The Airbus A380 superjumbo may sprout extended wings as the European manufacturer intensifies studies into the addition of curved extensions aimed at reducing drag and boosting efficiency.
The so-called winglets, which on the A380 would each measure as much as 5 meters, could reduce fuel burn by up to 4 percent by dissipating the vortexes of rapidly spinning air created by the plane’s wings.
Airbus’s commercial aircraft chief Fabrice Bregier said Friday there’s a good chance that the company will opt to upgrade the smaller wingtip fences currently fitted on the A380.
The switch, together with improved engine efficiencies, could help win orders while avoiding the greater expense of a Neo upgrade featuring new turbines and changes to the double-decker’s airframe.
Airbus says 'bo' to the A380neo
“We will not launch an A380neo, there’s no business case now to do that, this is absolutely clear,” Bregier said.
“But it doesn’t prevent us from looking at what could be done to improve the performance of the aircraft. So having a little bit more efficiency from the engines is clearly an option, and looking at whether we could bring new winglets is also probably a good possibility.”
Adding the extensions would require only minor modifications to the A380’s wings, with no need to strengthen the center box where they join to the plane’s fuselage, Bregier said in an interview at Airbus’s headquarters in Toulouse, France. That was a cost the company sustained when adding winglets to its A320-series single-aisle planes.

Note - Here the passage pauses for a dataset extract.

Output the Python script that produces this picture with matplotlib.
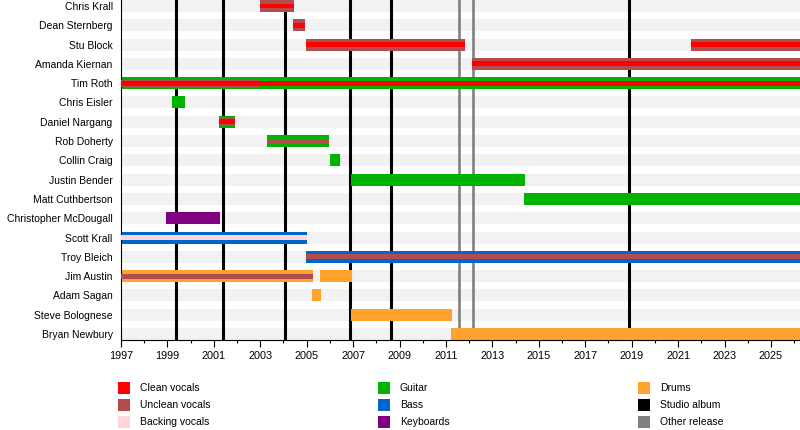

Enhancements to the A380 could help lure buyers after the world’s biggest passenger plane drew an order blank last year, and Airbus will only go ahead with the winglets upgrade if there is commercial interest, Bregier said.
Emirates, the biggest superjumbo customer, is in early talks over a deal for 20 more A380s, people familiar with the discussions said this week.
The Dubai carrier told Bloomberg that while it has no plans for a purchase right now, it regularly engages with manufacturers on “product updates and enhancement.”
Didier Evrard, Airbus’s commercial programs chief, said studies into the winglets are progressing and stem from technological advancements as well as the need to make the A380 more efficient.
“Ten or 15 years ago we were not able to design winglets with the right balance or drag,” he said, adding that the existing wingtips “are not the most optimal part of the A380.”
The model was formally launched in December 2000, had its first flight in 2005, and entered commercial service with Singapore Airlines in 2007.
Even a 1 percent fuel saving would be significant for the superjumbo, which carries 200 metric tons of kerosene for a typical long-haul flight, according to Evrard, who on Monday said Airbus would need to consider slowing the A380 build rate to less than one jet a month without new contracts this year.
Rolls-Royce, which is supplying engines for the outstanding A380s from existing Emirates orders, could provide range and fuel-burn improvements for the Trent 900 turbine that it makes for the model. It referred questions about potential upgrades to Airbus.
As part of its push to make the superjumbo more attractive to airlines Airbus has also devised half a dozen cabin modifications in order to accommodate more than 80 additional seats.
The changes include removing an upper-deck stowage area, re-positioning the main staircase and moving to an 11-abreast layout on the main deck.